====== Material to process
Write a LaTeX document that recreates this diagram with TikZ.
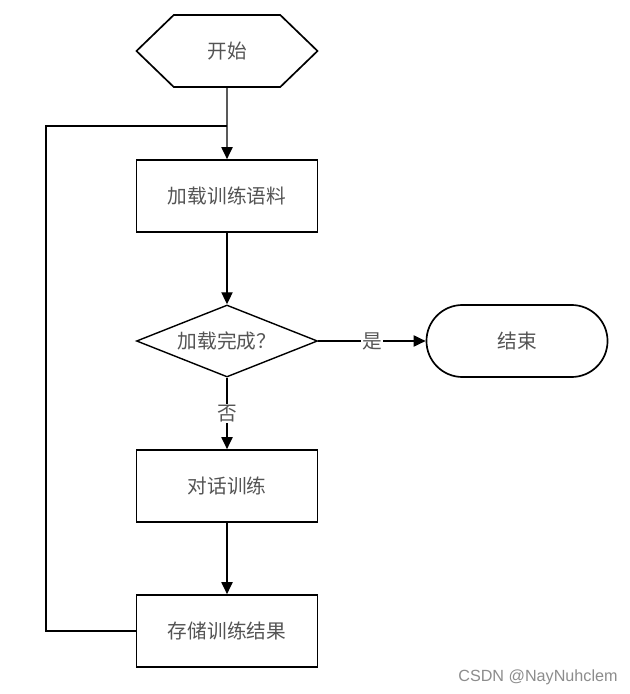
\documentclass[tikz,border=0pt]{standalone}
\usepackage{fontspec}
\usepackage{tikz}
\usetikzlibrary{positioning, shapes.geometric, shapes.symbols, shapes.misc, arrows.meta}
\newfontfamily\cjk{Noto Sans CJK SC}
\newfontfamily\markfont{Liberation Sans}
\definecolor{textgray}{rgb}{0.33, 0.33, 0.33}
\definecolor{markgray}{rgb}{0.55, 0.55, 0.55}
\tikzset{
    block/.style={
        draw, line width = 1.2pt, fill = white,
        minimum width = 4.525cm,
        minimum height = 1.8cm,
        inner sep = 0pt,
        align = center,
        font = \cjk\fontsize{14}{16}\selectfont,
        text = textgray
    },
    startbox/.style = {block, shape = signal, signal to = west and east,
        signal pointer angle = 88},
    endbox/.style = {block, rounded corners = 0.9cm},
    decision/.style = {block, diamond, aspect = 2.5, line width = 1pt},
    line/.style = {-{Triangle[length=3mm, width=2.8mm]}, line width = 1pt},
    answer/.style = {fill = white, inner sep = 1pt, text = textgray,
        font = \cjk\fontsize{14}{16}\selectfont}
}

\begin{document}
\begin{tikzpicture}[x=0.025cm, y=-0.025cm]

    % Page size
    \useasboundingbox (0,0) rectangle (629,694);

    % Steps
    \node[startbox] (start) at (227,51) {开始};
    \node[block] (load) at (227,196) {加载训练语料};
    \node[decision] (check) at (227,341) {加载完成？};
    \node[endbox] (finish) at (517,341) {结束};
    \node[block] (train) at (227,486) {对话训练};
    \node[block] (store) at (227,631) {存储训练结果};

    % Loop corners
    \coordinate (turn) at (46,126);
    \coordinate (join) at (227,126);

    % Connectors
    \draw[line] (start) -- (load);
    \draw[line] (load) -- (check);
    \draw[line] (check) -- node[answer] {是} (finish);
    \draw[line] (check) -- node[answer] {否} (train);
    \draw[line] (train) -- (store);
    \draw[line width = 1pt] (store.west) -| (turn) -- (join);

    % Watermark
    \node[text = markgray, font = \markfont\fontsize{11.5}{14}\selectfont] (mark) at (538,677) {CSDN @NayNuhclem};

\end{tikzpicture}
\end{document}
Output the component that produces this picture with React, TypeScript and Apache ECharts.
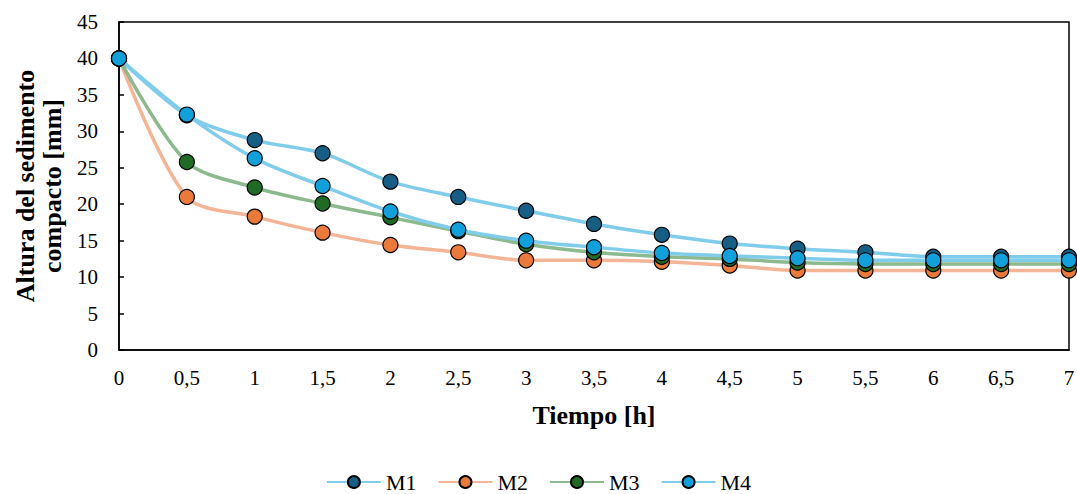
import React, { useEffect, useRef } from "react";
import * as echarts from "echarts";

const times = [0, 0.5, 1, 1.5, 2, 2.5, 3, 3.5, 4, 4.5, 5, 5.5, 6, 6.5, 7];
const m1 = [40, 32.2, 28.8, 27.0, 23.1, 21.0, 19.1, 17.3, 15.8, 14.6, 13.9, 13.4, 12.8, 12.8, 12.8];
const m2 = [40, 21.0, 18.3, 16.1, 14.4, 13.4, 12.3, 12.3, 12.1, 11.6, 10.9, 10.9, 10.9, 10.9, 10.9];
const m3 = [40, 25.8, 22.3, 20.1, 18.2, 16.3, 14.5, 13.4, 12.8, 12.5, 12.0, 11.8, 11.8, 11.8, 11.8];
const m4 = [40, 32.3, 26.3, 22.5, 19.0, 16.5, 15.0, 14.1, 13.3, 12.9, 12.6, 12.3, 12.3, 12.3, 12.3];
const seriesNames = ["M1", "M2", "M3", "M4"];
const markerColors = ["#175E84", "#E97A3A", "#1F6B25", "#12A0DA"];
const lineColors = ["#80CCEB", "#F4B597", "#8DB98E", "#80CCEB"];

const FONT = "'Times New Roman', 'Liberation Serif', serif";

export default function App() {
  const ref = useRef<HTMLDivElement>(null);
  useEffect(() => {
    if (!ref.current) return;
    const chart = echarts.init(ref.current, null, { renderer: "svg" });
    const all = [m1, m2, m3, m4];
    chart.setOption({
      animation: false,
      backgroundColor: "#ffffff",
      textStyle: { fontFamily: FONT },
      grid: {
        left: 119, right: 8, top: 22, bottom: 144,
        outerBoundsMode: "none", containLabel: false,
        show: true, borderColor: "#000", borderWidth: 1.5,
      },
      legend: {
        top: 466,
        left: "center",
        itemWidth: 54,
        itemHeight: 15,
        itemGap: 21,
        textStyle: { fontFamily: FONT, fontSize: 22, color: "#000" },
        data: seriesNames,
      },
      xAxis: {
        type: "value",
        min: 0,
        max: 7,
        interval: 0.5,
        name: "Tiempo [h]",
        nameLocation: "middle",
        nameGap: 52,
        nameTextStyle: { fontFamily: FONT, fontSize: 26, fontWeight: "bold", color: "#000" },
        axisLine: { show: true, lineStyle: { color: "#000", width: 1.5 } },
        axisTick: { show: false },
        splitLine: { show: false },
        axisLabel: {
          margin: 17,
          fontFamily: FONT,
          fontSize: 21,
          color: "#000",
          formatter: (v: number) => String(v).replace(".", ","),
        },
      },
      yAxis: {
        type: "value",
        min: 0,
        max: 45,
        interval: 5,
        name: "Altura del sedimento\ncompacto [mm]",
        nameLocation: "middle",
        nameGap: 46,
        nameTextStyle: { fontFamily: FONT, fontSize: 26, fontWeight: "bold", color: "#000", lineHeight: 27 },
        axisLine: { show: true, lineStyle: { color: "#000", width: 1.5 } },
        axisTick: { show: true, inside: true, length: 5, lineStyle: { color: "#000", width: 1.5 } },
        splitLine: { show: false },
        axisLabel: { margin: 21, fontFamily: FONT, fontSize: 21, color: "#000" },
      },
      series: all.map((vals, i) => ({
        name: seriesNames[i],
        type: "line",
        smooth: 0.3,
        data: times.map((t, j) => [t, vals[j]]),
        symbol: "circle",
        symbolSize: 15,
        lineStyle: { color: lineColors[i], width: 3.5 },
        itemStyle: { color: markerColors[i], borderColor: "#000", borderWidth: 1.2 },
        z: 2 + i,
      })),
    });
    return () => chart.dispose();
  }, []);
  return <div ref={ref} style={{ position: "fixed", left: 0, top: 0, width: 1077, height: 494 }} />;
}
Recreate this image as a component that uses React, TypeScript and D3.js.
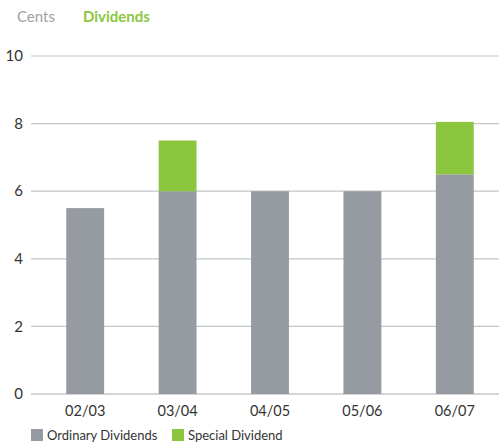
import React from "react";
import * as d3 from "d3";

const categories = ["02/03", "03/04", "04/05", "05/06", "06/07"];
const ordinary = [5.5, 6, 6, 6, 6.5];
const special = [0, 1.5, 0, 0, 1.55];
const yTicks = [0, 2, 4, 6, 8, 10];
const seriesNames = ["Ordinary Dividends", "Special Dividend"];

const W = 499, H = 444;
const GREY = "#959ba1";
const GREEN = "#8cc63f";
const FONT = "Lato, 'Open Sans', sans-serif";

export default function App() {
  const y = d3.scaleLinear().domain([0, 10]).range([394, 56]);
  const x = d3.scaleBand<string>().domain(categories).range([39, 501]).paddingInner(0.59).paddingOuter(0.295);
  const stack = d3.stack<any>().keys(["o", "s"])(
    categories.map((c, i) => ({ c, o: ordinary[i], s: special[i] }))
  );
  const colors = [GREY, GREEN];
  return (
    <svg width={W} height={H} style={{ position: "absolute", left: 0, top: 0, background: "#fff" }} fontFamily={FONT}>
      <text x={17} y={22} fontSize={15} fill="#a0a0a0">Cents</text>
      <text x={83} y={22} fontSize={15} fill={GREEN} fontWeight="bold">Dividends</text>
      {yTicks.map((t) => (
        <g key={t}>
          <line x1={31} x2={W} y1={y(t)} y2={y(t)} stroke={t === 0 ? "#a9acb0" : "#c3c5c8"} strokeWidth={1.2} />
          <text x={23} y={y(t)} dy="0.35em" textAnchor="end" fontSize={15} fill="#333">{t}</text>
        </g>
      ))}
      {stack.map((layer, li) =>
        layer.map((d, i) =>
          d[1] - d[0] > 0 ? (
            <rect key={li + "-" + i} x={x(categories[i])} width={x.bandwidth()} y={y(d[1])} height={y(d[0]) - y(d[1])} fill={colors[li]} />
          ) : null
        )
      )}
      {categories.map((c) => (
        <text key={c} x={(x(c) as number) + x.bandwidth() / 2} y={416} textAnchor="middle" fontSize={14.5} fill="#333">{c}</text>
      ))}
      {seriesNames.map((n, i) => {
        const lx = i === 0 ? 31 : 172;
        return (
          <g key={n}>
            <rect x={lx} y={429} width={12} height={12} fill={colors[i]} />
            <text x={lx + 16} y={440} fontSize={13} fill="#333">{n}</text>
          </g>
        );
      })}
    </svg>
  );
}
============
> What the task requires
Skip the pictures. Set down only the lines from the one containing "Output the component" through the one containing "New Roman', 'Liberation", exactly as they appear, ends included.

> Exercise output
Output the component that produces this picture with React, TypeScript and Apache ECharts.
import React, { useEffect, useRef } from "react";
import * as echarts from "echarts";

const times = [0, 0.5, 1, 1.5, 2, 2.5, 3, 3.5, 4, 4.5, 5, 5.5, 6, 6.5, 7];
const m1 = [40, 32.2, 28.8, 27.0, 23.1, 21.0, 19.1, 17.3, 15.8, 14.6, 13.9, 13.4, 12.8, 12.8, 12.8];
const m2 = [40, 21.0, 18.3, 16.1, 14.4, 13.4, 12.3, 12.3, 12.1, 11.6, 10.9, 10.9, 10.9, 10.9, 10.9];
const m3 = [40, 25.8, 22.3, 20.1, 18.2, 16.3, 14.5, 13.4, 12.8, 12.5, 12.0, 11.8, 11.8, 11.8, 11.8];
const m4 = [40, 32.3, 26.3, 22.5, 19.0, 16.5, 15.0, 14.1, 13.3, 12.9, 12.6, 12.3, 12.3, 12.3, 12.3];
const seriesNames = ["M1", "M2", "M3", "M4"];
const markerColors = ["#175E84", "#E97A3A", "#1F6B25", "#12A0DA"];
const lineColors = ["#80CCEB", "#F4B597", "#8DB98E", "#80CCEB"];

const FONT = "'Times New Roman', 'Liberation Serif', serif";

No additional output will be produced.